In the middle of all this we have a wandering, militantly agnostic priest, a raving immortal poet who sends his poems through space as waves of green fire, a cybernetic warrior who plays the banjo and has been the leader of every doomed rebellion in history, blind Norn engineers, a rabid fanatical cult in the center of the galaxy that worships the Holy Shoes, posthuman deities so vicious they weave the nervous systems of their enemies into rugs while leaving them alive in excruciating pain, and, most importantly: temporal kung fu.
“The Art of Temporal Fugue,” it’s called in the book. If you liked the idea when Terry Pratchett used it thirty years later, you owe it to yourself ninety times over to read this book, because you’ve never seen anything like this. Zelazny takes it upon himself to choreograph a martial arts battle between two people who can travel in time just by thinking hard. The result is, literally, planet-shattering.
And that scraping of the plot’s surface above doesn’t even begin to describe the book’s structural complexity. Zelazny wrote Creatures to test his own proficiency with tense and perspective and voice; he didn’t intend to publish it until Samuel Delaney made him. The structure here is amazing: apparently disparate, haiku-length lines weave together into shocking relevance; some chapters are written as stage plays, others as stream-of-consciousness, others in potent, zen-like minimalism.

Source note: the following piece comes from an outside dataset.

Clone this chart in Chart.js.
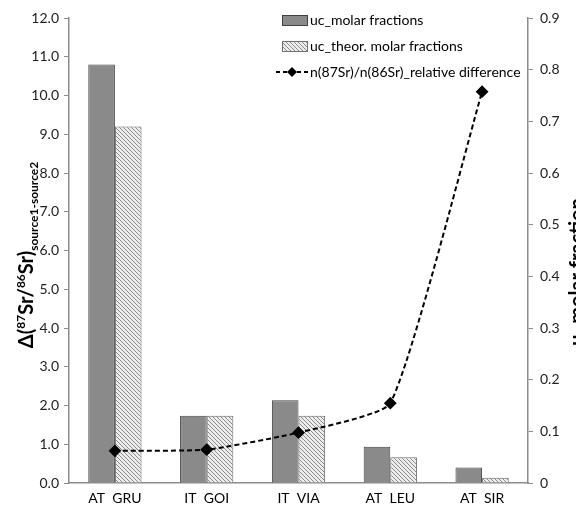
<!DOCTYPE html>
<html>
<head>
<meta charset="utf-8">
<script src="https://cdn.jsdelivr.net/npm/chart.js@4"></script>
<style>
  html, body { margin: 0; padding: 0; background: #fff; }
  canvas { display: block; }
</style>
</head>
<body>
<canvas id="chart" width="576" height="506"></canvas>
<script>
// categories and values
const sites = ['AT  GRU', 'IT  GOI', 'IT  VIA', 'AT  LEU', 'AT  SIR'];
const ucMolar = [0.81, 0.13, 0.16, 0.07, 0.03];   // right axis
const ucTheor = [0.69, 0.13, 0.13, 0.05, 0.01];   // right axis
const relDiff = [0.83, 0.86, 1.30, 2.06, 10.10];  // left axis

const legendLabels = ['uc_molar fractions', 'uc_theor. molar fractions', 'n(87Sr)/n(86Sr)_relative difference'];

const FONT = 'Lato, "DejaVu Sans", sans-serif';

// diagonal hatch for the theoretical bars
function makeHatch() {
  const c = document.createElement('canvas');
  c.width = 4; c.height = 4;
  const g = c.getContext('2d');
  g.fillStyle = '#ececec';
  g.fillRect(0, 0, 4, 4);
  g.strokeStyle = '#8c8c8c';
  g.lineWidth = 1;
  g.beginPath();
  g.moveTo(-1, -1); g.lineTo(5, 5);
  g.moveTo(-1, 3); g.lineTo(1, 5);
  g.moveTo(3, -1); g.lineTo(5, 1);
  g.stroke();
  return g.createPattern(c, 'repeat');
}
const hatch = makeHatch();

// draws text pieces along a rotated baseline; pieces = [text, size, dy]
function richText(ctx, pieces, cx, cy, angle) {
  ctx.save();
  ctx.translate(cx, cy);
  ctx.rotate(angle);
  let total = 0;
  pieces.forEach(p => {
    ctx.font = 'bold ' + p[1] + 'px ' + FONT;
    total += ctx.measureText(p[0]).width;
  });
  let x = -total / 2;
  ctx.fillStyle = '#000';
  ctx.textBaseline = 'alphabetic';
  ctx.textAlign = 'left';
  pieces.forEach(p => {
    ctx.font = 'bold ' + p[1] + 'px ' + FONT;
    ctx.fillText(p[0], x, p[2]);
    x += ctx.measureText(p[0]).width;
  });
  ctx.restore();
}

const extras = {
  id: 'extras',
  afterDraw(chart) {
    const ctx = chart.ctx;
    // axis titles
    richText(ctx, [['Δ(', 20, 0], ['87', 12, -8], ['Sr/', 20, 0], ['86', 12, -8], ['Sr)', 20, 0], ['source1-source2', 12, 5]],
      33, 255, -Math.PI / 2);
    richText(ctx, [['u', 20, 0], ['c', 12, 5], [' molar fraction', 20, 0]], 584, 272, -Math.PI / 2);

    // legend
    ctx.save();
    ctx.font = '14px ' + FONT;
    ctx.textBaseline = 'middle';
    ctx.fillStyle = '#000';
    const lx = 282, ys = [20, 46, 72];
    ctx.fillStyle = '#8a8a8a';
    ctx.fillRect(lx, ys[0] - 5, 25, 10);
    ctx.strokeStyle = '#404040';
    ctx.lineWidth = 1;
    ctx.strokeRect(lx + 0.5, ys[0] - 4.5, 25, 10);
    ctx.fillStyle = hatch;
    ctx.fillRect(lx, ys[1] - 5, 25, 10);
    ctx.strokeStyle = '#707070';
    ctx.strokeRect(lx + 0.5, ys[1] - 4.5, 25, 10);
    ctx.strokeStyle = '#000';
    ctx.lineWidth = 2;
    ctx.setLineDash([4, 3]);
    ctx.beginPath();
    ctx.moveTo(276, ys[2]); ctx.lineTo(308, ys[2]);
    ctx.stroke();
    ctx.setLineDash([]);
    ctx.fillStyle = '#000';
    ctx.beginPath();
    ctx.moveTo(292, ys[2] - 5); ctx.lineTo(297, ys[2]); ctx.lineTo(292, ys[2] + 5); ctx.lineTo(287, ys[2]);
    ctx.closePath();
    ctx.fill();
    legendLabels.forEach((t, i) => ctx.fillText(t, 310, ys[i]));
    ctx.restore();
  }
};

new Chart(document.getElementById('chart'), {
  data: {
    labels: sites,
    datasets: [
      {
        type: 'line',
        label: legendLabels[2],
        data: relDiff,
        yAxisID: 'y',
        borderColor: '#000',
        borderWidth: 2,
        borderDash: [5, 3],
        pointStyle: 'rectRot',
        pointRadius: 5,
        pointBackgroundColor: '#000',
        pointBorderColor: '#000',
        tension: 0.15,
        order: 0
      },
      {
        type: 'bar',
        label: legendLabels[0],
        data: ucMolar,
        yAxisID: 'y2',
        backgroundColor: '#8a8a8a',
        borderColor: '#404040',
        borderWidth: 1,
        barPercentage: 1,
        categoryPercentage: 0.58,
        order: 1
      },
      {
        type: 'bar',
        label: legendLabels[1],
        data: ucTheor,
        yAxisID: 'y2',
        backgroundColor: hatch,
        borderColor: '#6a6a6a',
        borderWidth: 1,
        barPercentage: 1,
        categoryPercentage: 0.58,
        order: 1
      }
    ]
  },
  options: {
    responsive: false,
    devicePixelRatio: 1,
    animation: false,
    layout: { padding: { top: 18, left: 0, right: 0, bottom: 0 } },
    plugins: { legend: { display: false }, tooltip: { enabled: false } },
    scales: {
      x: {
        grid: { drawOnChartArea: false, drawTicks: false },
        border: { color: '#8c8c8c', width: 1.5 },
        ticks: { color: '#000', font: { family: FONT, size: 14 }, padding: 7 },
        afterFit(s) { s.height = 23; }
      },
      y: {
        position: 'left',
        min: 0, max: 12,
        grid: { drawOnChartArea: false, tickLength: 5, color: '#8c8c8c' },
        border: { color: '#8c8c8c', width: 1.5 },
        ticks: { stepSize: 1, color: '#222', font: { family: FONT, size: 14 }, padding: 5,
          callback: v => v.toFixed(1) },
        afterFit(s) { s.width = 69; }
      },
      y2: {
        position: 'right',
        min: 0, max: 0.9,
        grid: { drawOnChartArea: false, tickLength: 5, color: '#8c8c8c' },
        border: { color: '#8c8c8c', width: 1.5 },
        ticks: { stepSize: 0.1, color: '#222', font: { family: FONT, size: 14 }, padding: 7,
          callback: v => (Math.abs(v) < 1e-9 ? '0' : v.toFixed(1)) },
        afterFit(s) { s.width = 48; }
      }
    }
  },
  plugins: [extras]
});
</script>
</body>
</html>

It’s amazing how much of modern science fiction and fantasy spring from Zelazny’s ground. The recent obsession with the line between gods and men in fantasy (The God Engines by Scalzi, 100 Thousand Kingdoms by NK Jemesin, Warbreaker by Brian Sanderson) and in science fiction, where it masquerades as discussion of post-humanity (Hyperion by Dan Simmons, Dust by Elizabeth Bear, lots of Charles Stross’ work) has deep roots in speculative fiction’s history, but there has never been an SF author more interested in the line between the mortal and the divine as Zelazny, nor has there been one who had as much fun playing hopscotch over it, and encouraging his readers to do the same.